Whippet car mounting a machine-gun patrol on York Street. (C: BEAD/AP Photo)

OTD: 12 July 1935: Violence erupts in Belfast, leaving nine dead, forcing 2,000 Catholics from their homes 

On this day in 1935, violence lasting two months erupted in Belfast after an Orange Order parade decided to return to the city through a Catholic area rather than its usual route. By 21st July, the violence that followed resulted in nine people being shot dead.

Rioting persisted until late August, by which time another five Catholics along with eight Protestants had been killed. The rioting, which took place between York Street and North Queen Street in the city, was described by The Manchester Guardian as “something in the nature of a reign of terror”.

Whippet car mounting a machine-gun patrol on York Street (C: BEAD/AP Photo).

 

The police were largely ineffective at dealing with the situation, and hundreds of others were injured and had their homes destroyed. Over 2,000 Catholics were displaced from their homes across Northern Ireland because of the violence.

While troops were called in and a curfew was enforced, the vicious sectarian rioting continued until the end of August, resulting in the deaths of both Catholics and Protestants, hundreds of injuries, and thousands of (predominantly Catholic) homes were destroyed. Funerals and funeral processions sparked fresh outbreaks of violence during that time frame. As gun battles and riots continued unabated, many nationalists pleaded for the Free State and British Governments to take action to protect them.

York Street, scene of the riots, on 13th July 1935 (C: BEAD/AP Photo).

 

Disturbance reverberated in the South of Ireland because of the violence, and late July 1935 witnessed a wave of anti-Protestant activity in the free state. The riots, work-place evictions and house burnings in the north meant graffiti began to appear on Protestant-owned businesses across the border demanding they make public calls for the ferocious attacks on northern Catholics to stop. 

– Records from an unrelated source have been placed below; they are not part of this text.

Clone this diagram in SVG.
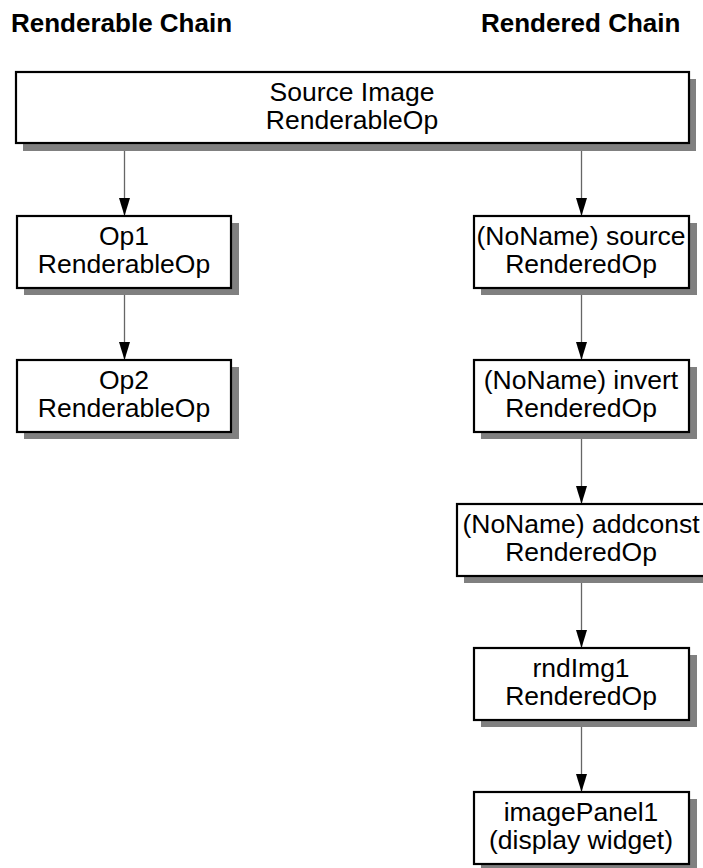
<svg xmlns="http://www.w3.org/2000/svg" width="703" height="868" viewBox="0 0 703 868">
  <style>
    .head { font-family: "Liberation Sans", Arial, sans-serif; font-size: 26px; font-weight: bold; fill: #000; }
    .lbl { font-family: "Liberation Sans", Arial, sans-serif; font-size: 26.5px; fill: #000; text-anchor: middle; }
    .box { fill: #fff; stroke: #000; stroke-width: 2.2; }
    .shadow { fill: #808080; }
    .edge { stroke: #666; stroke-width: 1.3; fill: none; marker-end: url(#arrow); }
  </style>
  <defs>
    <marker id="arrow" markerUnits="userSpaceOnUse" viewBox="0 0 18 11" refX="18" refY="5.5" markerWidth="18" markerHeight="11" orient="auto">
      <path d="M0,0 L18,5.5 L0,11 Z" fill="#000"/>
    </marker>
  </defs>
  <rect width="703" height="868" fill="#fff"/>

  <!-- column headings -->
  <text class="head" x="11" y="32">Renderable Chain</text>
  <text class="head" x="481" y="32">Rendered Chain</text>

  <!-- connectors -->
  <g id="connectors">
    <line class="edge" x1="124.5" y1="143" x2="124.5" y2="216" stroke="#000"/>
    <line class="edge" x1="124.5" y1="288" x2="124.5" y2="360"/>
    <line class="edge" x1="581.5" y1="143" x2="581.5" y2="216"/>
    <line class="edge" x1="581.5" y1="288" x2="581.5" y2="360"/>
    <line class="edge" x1="581.5" y1="432" x2="581.5" y2="504"/>
    <line class="edge" x1="581.5" y1="576" x2="581.5" y2="648"/>
    <line class="edge" x1="581.5" y1="720" x2="581.5" y2="792"/>
  </g>

  <!-- source image -->
  <g id="source-image">
    <rect class="shadow" x="23" y="79" width="673" height="72"/>
    <rect class="box" x="16" y="72" width="673" height="71"/>
    <text class="lbl" x="352" y="101">Source Image</text>
    <text class="lbl" x="352" y="129">RenderableOp</text>
  </g>

  <!-- renderable chain -->
  <g id="op1">
    <rect class="shadow" x="24" y="223" width="215" height="72"/>
    <rect class="box" x="17" y="216" width="214" height="72"/>
    <text class="lbl" x="124" y="245">Op1</text>
    <text class="lbl" x="124" y="273">RenderableOp</text>
  </g>
  <g id="op2">
    <rect class="shadow" x="24" y="367" width="215" height="72"/>
    <rect class="box" x="17" y="360" width="214" height="72"/>
    <text class="lbl" x="124" y="389">Op2</text>
    <text class="lbl" x="124" y="417">RenderableOp</text>
  </g>

  <!-- rendered chain -->
  <g id="rendered-source">
    <rect class="shadow" x="481" y="223" width="216" height="72"/>
    <rect class="box" x="474" y="216" width="215" height="72"/>
    <text class="lbl" x="581" y="245">(NoName) source</text>
    <text class="lbl" x="581" y="273">RenderedOp</text>
  </g>
  <g id="rendered-invert">
    <rect class="shadow" x="481" y="367" width="216" height="72"/>
    <rect class="box" x="474" y="360" width="215" height="72"/>
    <text class="lbl" x="581" y="389">(NoName) invert</text>
    <text class="lbl" x="581" y="417">RenderedOp</text>
  </g>
  <g id="rendered-addconst">
    <rect class="shadow" x="464" y="511" width="250" height="72"/>
    <rect class="box" x="457" y="504" width="249" height="72"/>
    <text class="lbl" x="581" y="533">(NoName) addconst</text>
    <text class="lbl" x="581" y="561">RenderedOp</text>
  </g>
  <g id="rndImg1">
    <rect class="shadow" x="481" y="655" width="216" height="72"/>
    <rect class="box" x="474" y="648" width="215" height="72"/>
    <text class="lbl" x="581" y="677">rndImg1</text>
    <text class="lbl" x="581" y="705">RenderedOp</text>
  </g>
  <g id="imagePanel1">
    <rect class="shadow" x="481" y="799" width="216" height="72"/>
    <rect class="box" x="474" y="792" width="215" height="72"/>
    <text class="lbl" x="581" y="821">imagePanel1</text>
    <text class="lbl" x="581" y="849">(display widget)</text>
  </g>
</svg>
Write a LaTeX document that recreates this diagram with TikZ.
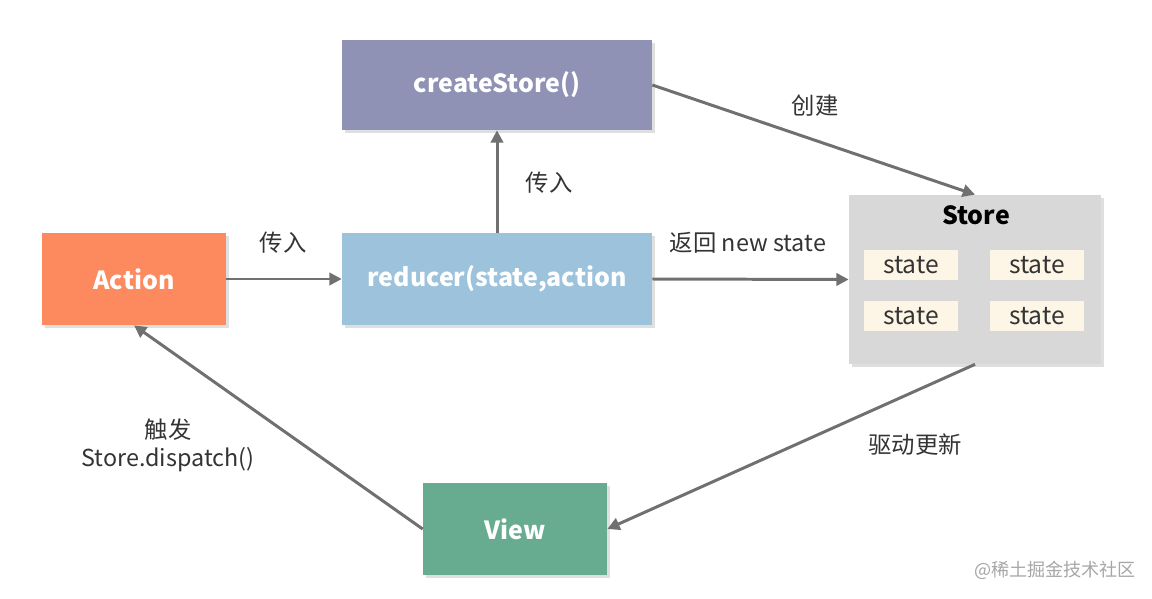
\documentclass[tikz,border=0pt]{standalone}
\usepackage{fontspec}
\setmainfont{Noto Sans CJK SC}
\usepackage{xcolor}
\usetikzlibrary{arrows.meta, positioning, shadows}

\definecolor{boxCreate}{RGB}{143,145,181}
\definecolor{boxAction}{RGB}{253,138,95}
\definecolor{boxReducer}{RGB}{157,195,220}
\definecolor{boxView}{RGB}{103,171,145}
\definecolor{boxStore}{RGB}{216,216,216}
\definecolor{boxState}{RGB}{253,246,230}
\definecolor{lineGray}{RGB}{112,112,112}
\definecolor{labelGray}{RGB}{51,51,51}

\begin{document}
\begin{tikzpicture}[x=0.02cm, y=-0.02cm,
  font=\fontsize{13.3}{16}\selectfont,
  block/.style={shape=rectangle, inner sep=0pt, text=white, font=\fontsize{14.2}{17}\selectfont\bfseries,
    drop shadow={shadow xshift=1.5pt, shadow yshift=-1.5pt, opacity=0.25}},
  statebox/.style={shape=rectangle, fill=boxState, inner sep=0pt, minimum width=1.88cm, minimum height=0.6cm, text=labelGray,
    font=\fontsize{14}{16}\selectfont},
  flow/.style={draw=lineGray, line width=1.7pt, -{Triangle[length=7pt, width=7pt]}},
  tag/.style={text=labelGray, inner sep=1pt, align=center}
]
\useasboundingbox (0,0) rectangle (1152,598);

%------------- Boxes
	\node[block, fill=boxCreate, minimum width=6.2cm, minimum height=1.8cm] (CreateStore) at (497, 85) {createStore()};
	\node[block, fill=boxAction, minimum width=3.68cm, minimum height=1.84cm] (Action) at (134, 279) {Action};
	\node[block, fill=boxReducer, minimum width=6.2cm, minimum height=1.84cm] (Reducer) at (497, 279) {reducer(state,action};
	\node[block, fill=boxView, minimum width=3.68cm, minimum height=1.84cm] (View) at (515, 529) {View};

%------------- Store
	\node[block, fill=boxStore, minimum width=5.04cm, minimum height=3.38cm] (Store) at (975, 279.5) {};
	\node[text=black, font=\fontsize{14.2}{17}\selectfont\bfseries] (Store_Title) at (976, 215) {Store};
	\node[statebox] (State_A) at (911, 265) {state};
	\node[statebox] (State_B) at (1037, 265) {state};
	\node[statebox] (State_C) at (911, 316) {state};
	\node[statebox] (State_D) at (1037, 316) {state};

%------------- Connectors
	\draw[flow] (Action.east) -- (Reducer.west);
	\draw[flow] (Reducer.north) -- (CreateStore.south);
	\draw[flow] (CreateStore.east) -- (Store.north);
	\draw[flow] (Reducer.east) -- (Store.west);
	\draw[flow] (Store.south) -- (View.east);
	\draw[flow] (View.west) -- (Action.south);

%------------- Labels
	\node[tag] (Pass_Action) at (283, 243) {传入};
	\node[tag] (Pass_Reducer) at (549, 183) {传入};
	\node[tag] (Create) at (815, 106) {创建};
	\node[tag] (Return_State) at (748, 243) {返回 new state};
	\node[tag] (Drive_Update) at (915, 445) {驱动更新};
	\node[tag] (Dispatch) at (168, 445) {触发\\Store.dispatch()};

	\node[text=gray!70, font=\fontsize{10.3}{12}\selectfont] (Mark) at (1055, 570) {@稀土掘金技术社区};

\end{tikzpicture}
\end{document}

A riot broke out in Limerick city on 20th July, and just days later in Galway, workers went on strike demanding that Protestants be dismissed from their employment. In total, sectarian incidents were reported in 19 counties in the Republic. 

It took over a fortnight for the violence to subside, but the memory of the events of 12 July 1935 lived on. An investigation into the violence was launched by the National Council for Civil Liberties, and was published in 1936. 

A Catholic parish in Belfast broke down the geography of the violence across the city in July 1935, which can be seen here:

C: Evictions in Belfast, as listed by Northman, by Catholic parish in Belfast

 

Many unionist leaders have conceded that the Northern Ireland Government from 1922-1972 discriminated against Catholics, although not all leaders, including those from the DUP, accept this, and it is still disputed by prominent figures in the Democratic Unionist Party (DUP). In 1998, former First Minister and UUP leader, David Trimble, in his Nobel Peace Prize acceptance speech, said he accepted that Northern Ireland, since its formation in 1921, had been a “cold house for Catholics”. 

It is only in recent decades that Catholics in the north have been afforded equality of opportunities in areas such as employment.